Damages Flashcards
What can be enforced by the other party in the event of a breach?
Damages, specific performance or return of money paid/service rendered may be possible to be enforced by the innocent party.
Damages
Damages are not punitive (Addis v Gramophone [1909] and for lost chance are calculated on the number and type of contingencies upon which it depends (MoD v Wheeler [1998]). The date for assessment is the date of the breach of contract (Dodd Properties v Canterbury CC [1980]).
Physical/psychological inconvenience
Physical inconvenience is recoverable (Hobbs v L&SW Ry (1875)). Distress is not recoverable (Watts v Morrow [1991]) unless they are a direct result of the physical inconvenience of the breach (Perry v Sidney Phillips [1982]) or if the contract was specifically for enjoyment or peace of mind (Jarvis v Swan Tours [1973]). Similarly if peace of mind is ‘an important object’ of the contract it will be recoverable (Farley v Skinner [2001]).
Loss of reputation
Claims for a loss of reputation are not actionable per se (Addis v Gramophone [1909]). There must be real damage.
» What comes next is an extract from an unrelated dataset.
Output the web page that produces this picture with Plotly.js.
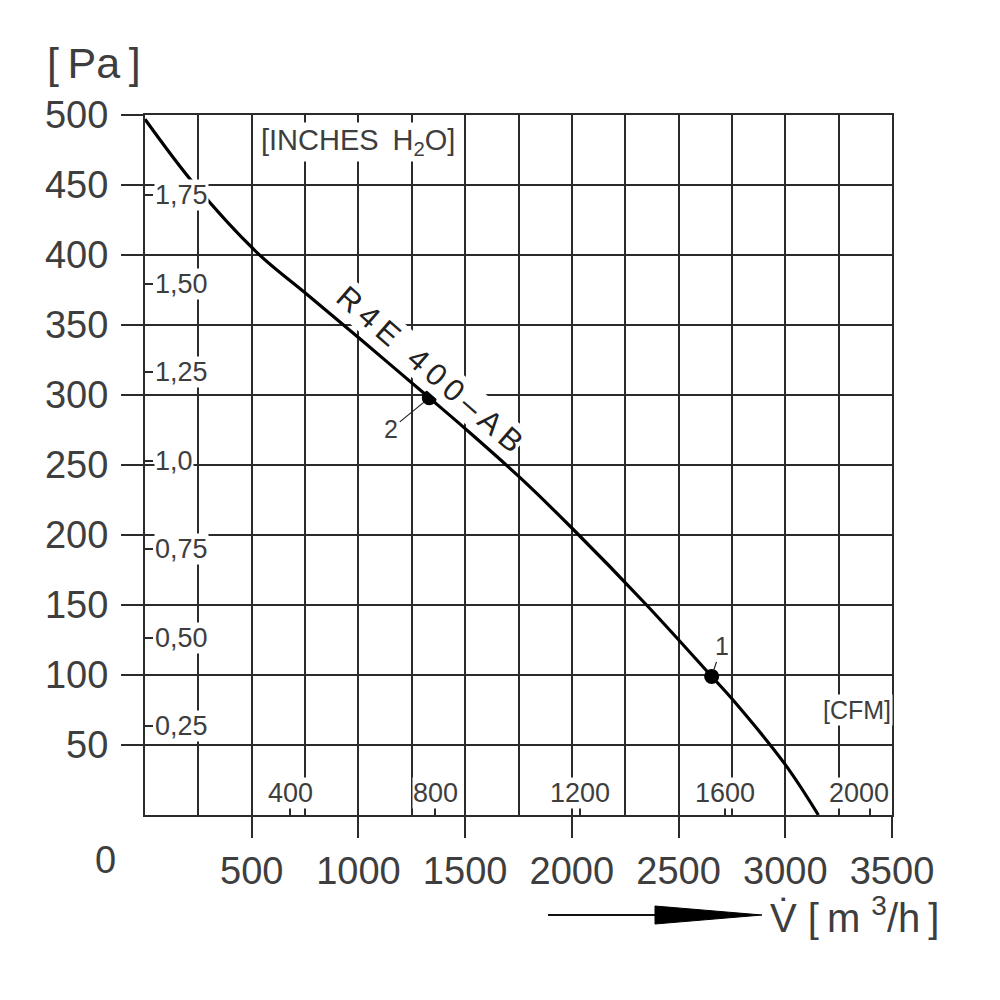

What measure are damages given in?
Damages are measured either on the performance or reliance measure. The courts are moving towards a performance interest measure for recovery of damage (Ruxley Construction v Forsyth [1996]), where what is expected from the contract is recoverable in breach. The courts thus recognise things of value to the individual, like lost amenity, though not necessarily valuable (Farley v Skinner [2001]).
Reliance measure
The reliance measure is a calculation of damages based on expenses incurred by preparing a contract which has been made futile by breach (Anglia TV v Reed [1972]).
Causation in contract
There must be but for causation and the breach being the effective cause of the loss (Galoo v Murray [1994]). If another event occurs that creates more loss, if the event was likely then it will not break the chain of causation (Monarch Steamship v Karlshamms Oljefabriker [1949]). Where the second event is unlikely, the chain of causation will be broken (Young v Purdy [1997]).
Remoteness in contract
It was established in Hadley v Baxendale (1854) that two types of damages are recoverable: where they are arising naturally in the course of things (imputed knowledge) and where they would be in contemplation of the parties in the event of a breach (actual knowledge).
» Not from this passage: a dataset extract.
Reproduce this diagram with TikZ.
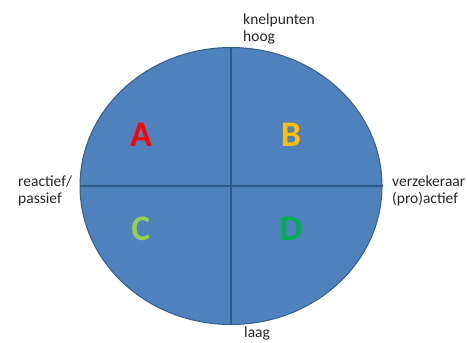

Special, unforeseeable results of a breach
Special, unforeseeable results of a breach are not recoverable (Victoria Laundry [1949]) but ordinary losses such as lost profits for late delivery of a mechanism which is known to be necessary for the functioning of a firm are recoverable. Changes in market prices resulting in losses due to late deliveries are considered to be in the course of things and known to all parties (The Heron II [1969]). Contractual remoteness looks at D’s knowledge at the date of making the contract and not the date of breach (Jackson v RBS [2005]).
Effect of The Achilleas
The Achilleas [2008] confused the law somewhat and now the rule in Hadley v Baxendale can be displaced, but Supershield v Siemens Building Tech [2010] does not say how. In The Achilleas the majority held that damages are normally calculated on what is known to the party at the time of contract (i.e. the first rule in Hadley) but in this case the amount of damage need not be foreseen.
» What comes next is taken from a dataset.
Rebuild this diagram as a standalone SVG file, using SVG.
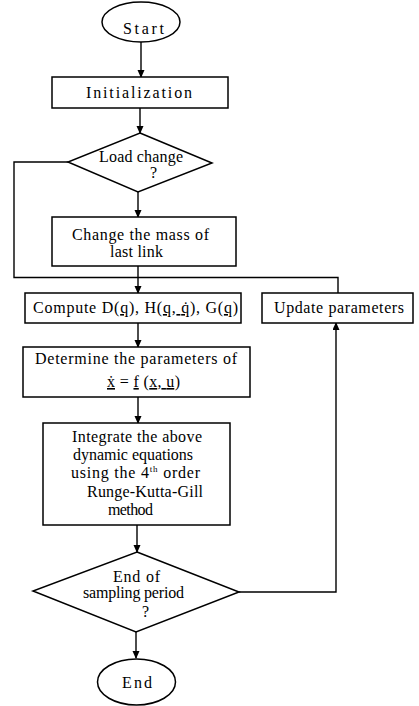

Contract and tort remoteness?
In Parsons (Livestock) v Uttley Ingham [1978] it was held that contract and tort remoteness should develop concurrently.
Damages for economic loss
Damages in contract for economic loss are on the basis of the knowledge which the parties are presumed to possess. For business people the ordinary course of business falls under this knowledge (Monarch Steamship v Karlshamms Oljefabriker [1949]). Therefore a deliverer who does not know the value of the things being delivered will not be liable for losses arises due to late delivery (British Colombia v Nettleship (1868)). Despite this ‘bare knowledge’ is sufficient to make the contract breaker liable (Patrick v Russo British Grain Export [1972]).
Mitigation
A party who has suffered from a breach of contract is under a duty to mitigate losses and they cannot be compensated for losses suffered as a result of their own imcompetence to mitigate (British Westinghouse v Underground Electric [1912]).
Examples of mitigation
Dismissed employees must make reasonable efforts to obtain new work or else nominal damages will be awarded (Beckham v Drake (1848)). They do not have to accept lower status (Yetton v Eastwoods Froy [1967]). If mitigation results in a financial gain, this is subtracted from the compensation awarded British Westinghouse v Underground Electric Ry of London [1912]). It must be shown to have a real pecuniary benefit (The Baltic Surveyor [2002]).